**What is expected**
The material below includes pictures; leave them out and return only the lines between the line containing "Clone this chart in Apache ECharts." and the line containing "var chart = echarts.init(document.getElementById('main'));", inclusive, word for word.

**Given data**
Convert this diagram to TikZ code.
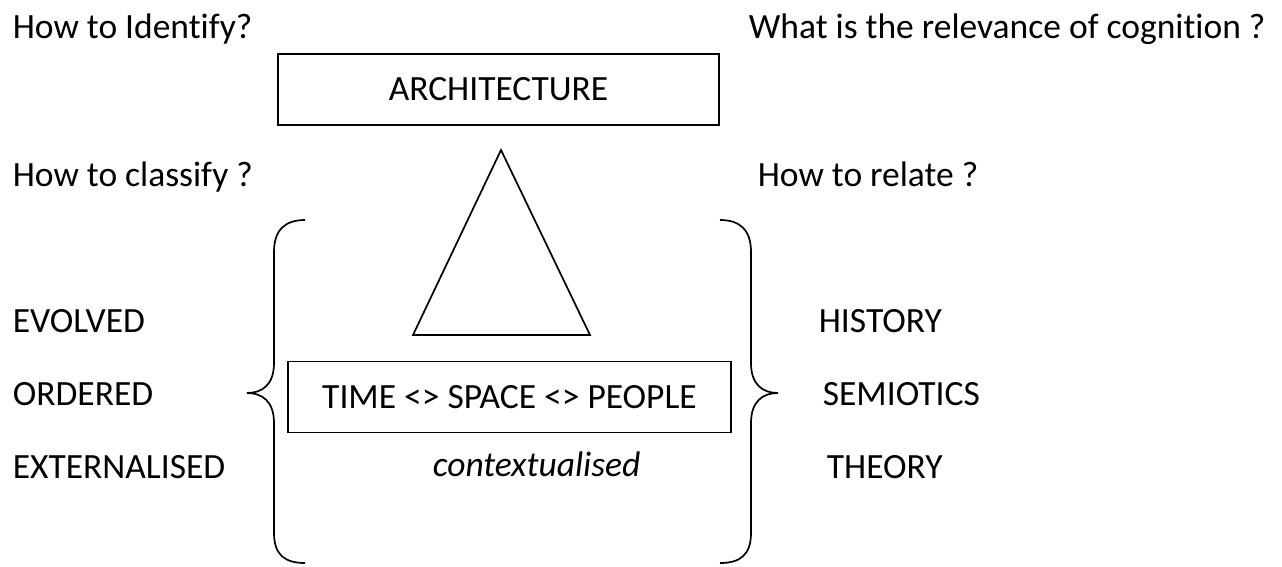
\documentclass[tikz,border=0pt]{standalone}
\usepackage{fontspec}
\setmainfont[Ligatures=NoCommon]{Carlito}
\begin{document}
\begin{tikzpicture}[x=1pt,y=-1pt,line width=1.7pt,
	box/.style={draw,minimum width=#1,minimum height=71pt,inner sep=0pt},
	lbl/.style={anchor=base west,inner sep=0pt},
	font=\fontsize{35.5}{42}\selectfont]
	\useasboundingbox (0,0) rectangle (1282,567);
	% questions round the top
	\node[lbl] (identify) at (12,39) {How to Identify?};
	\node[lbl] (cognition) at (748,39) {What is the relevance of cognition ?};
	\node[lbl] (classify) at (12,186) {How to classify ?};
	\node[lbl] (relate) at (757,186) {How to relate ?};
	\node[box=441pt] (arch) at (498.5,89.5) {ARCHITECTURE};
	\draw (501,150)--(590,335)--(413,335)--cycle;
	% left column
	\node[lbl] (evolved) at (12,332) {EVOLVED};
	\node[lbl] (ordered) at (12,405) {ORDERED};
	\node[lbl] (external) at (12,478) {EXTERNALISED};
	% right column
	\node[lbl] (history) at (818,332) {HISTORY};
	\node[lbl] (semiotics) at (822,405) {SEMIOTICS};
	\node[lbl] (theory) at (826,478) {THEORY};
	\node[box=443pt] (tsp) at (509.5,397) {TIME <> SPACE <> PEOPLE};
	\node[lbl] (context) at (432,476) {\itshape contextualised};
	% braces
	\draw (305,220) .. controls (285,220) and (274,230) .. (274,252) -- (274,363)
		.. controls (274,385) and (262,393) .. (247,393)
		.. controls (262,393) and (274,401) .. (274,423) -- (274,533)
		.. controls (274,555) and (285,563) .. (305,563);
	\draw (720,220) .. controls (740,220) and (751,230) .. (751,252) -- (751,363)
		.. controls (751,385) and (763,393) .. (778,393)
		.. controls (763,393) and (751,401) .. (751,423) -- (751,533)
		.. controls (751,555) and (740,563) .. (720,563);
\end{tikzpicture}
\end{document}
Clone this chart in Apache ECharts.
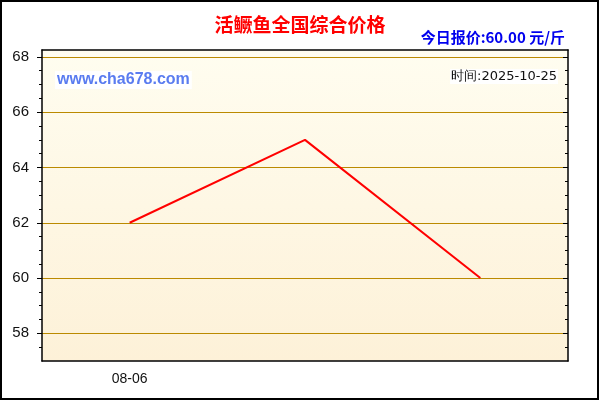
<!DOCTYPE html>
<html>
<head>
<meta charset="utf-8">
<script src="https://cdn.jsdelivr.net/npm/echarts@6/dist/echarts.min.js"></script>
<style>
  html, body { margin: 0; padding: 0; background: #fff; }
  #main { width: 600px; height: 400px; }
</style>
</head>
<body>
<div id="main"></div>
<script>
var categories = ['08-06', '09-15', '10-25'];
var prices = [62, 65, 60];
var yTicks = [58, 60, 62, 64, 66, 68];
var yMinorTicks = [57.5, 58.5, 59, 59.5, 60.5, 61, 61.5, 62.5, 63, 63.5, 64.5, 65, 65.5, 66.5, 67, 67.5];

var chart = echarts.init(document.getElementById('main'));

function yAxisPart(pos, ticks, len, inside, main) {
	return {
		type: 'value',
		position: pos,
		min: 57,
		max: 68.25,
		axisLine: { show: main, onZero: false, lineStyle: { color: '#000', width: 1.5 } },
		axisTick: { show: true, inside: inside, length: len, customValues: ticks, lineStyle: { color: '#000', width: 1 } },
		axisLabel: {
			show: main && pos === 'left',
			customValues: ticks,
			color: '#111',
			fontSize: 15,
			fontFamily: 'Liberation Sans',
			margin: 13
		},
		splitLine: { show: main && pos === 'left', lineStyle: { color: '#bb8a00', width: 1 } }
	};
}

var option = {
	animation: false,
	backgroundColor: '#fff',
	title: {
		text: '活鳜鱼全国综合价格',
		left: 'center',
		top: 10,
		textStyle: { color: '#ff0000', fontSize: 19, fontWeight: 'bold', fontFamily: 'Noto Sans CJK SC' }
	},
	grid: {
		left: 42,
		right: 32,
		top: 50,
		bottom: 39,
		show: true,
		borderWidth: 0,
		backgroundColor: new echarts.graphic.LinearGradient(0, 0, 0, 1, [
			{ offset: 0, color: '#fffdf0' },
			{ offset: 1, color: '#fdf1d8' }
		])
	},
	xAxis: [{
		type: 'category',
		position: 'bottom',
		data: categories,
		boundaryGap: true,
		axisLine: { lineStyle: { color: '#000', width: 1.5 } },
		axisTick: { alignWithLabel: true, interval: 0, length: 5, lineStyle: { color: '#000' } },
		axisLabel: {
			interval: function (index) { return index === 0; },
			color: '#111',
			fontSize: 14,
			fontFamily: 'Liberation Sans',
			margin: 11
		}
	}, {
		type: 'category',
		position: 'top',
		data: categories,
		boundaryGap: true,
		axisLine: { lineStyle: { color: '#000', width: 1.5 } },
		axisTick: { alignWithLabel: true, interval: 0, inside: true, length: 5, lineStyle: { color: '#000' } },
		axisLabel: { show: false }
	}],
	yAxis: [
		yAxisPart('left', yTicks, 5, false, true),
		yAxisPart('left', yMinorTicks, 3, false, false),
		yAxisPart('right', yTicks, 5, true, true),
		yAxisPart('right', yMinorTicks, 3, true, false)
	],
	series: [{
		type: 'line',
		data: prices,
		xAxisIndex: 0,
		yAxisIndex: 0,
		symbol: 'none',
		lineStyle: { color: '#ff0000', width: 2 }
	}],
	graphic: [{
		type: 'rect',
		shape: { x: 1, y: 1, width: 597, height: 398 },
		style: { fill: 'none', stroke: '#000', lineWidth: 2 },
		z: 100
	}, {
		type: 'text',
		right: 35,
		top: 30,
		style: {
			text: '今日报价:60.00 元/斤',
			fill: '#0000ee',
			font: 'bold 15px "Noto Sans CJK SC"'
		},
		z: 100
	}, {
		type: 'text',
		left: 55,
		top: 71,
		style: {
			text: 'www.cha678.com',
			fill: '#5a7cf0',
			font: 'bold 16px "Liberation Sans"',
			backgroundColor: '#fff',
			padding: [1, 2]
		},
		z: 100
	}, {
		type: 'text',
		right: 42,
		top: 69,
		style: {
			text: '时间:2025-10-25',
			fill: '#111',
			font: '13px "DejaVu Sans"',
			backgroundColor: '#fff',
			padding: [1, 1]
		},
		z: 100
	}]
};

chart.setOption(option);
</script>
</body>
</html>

**Answer to this task**
Clone this chart in Apache ECharts.
<!DOCTYPE html>
<html>
<head>
<meta charset="utf-8">
<script src="https://cdn.jsdelivr.net/npm/echarts@6/dist/echarts.min.js"></script>
<style>
  html, body { margin: 0; padding: 0; background: #fff; }
  #main { width: 600px; height: 400px; }
</style>
</head>
<body>
<div id="main"></div>
<script>
var categories = ['08-06', '09-15', '10-25'];
var prices = [62, 65, 60];
var yTicks = [58, 60, 62, 64, 66, 68];
var yMinorTicks = [57.5, 58.5, 59, 59.5, 60.5, 61, 61.5, 62.5, 63, 63.5, 64.5, 65, 65.5, 66.5, 67, 67.5];

var chart = echarts.init(document.getElementById('main'));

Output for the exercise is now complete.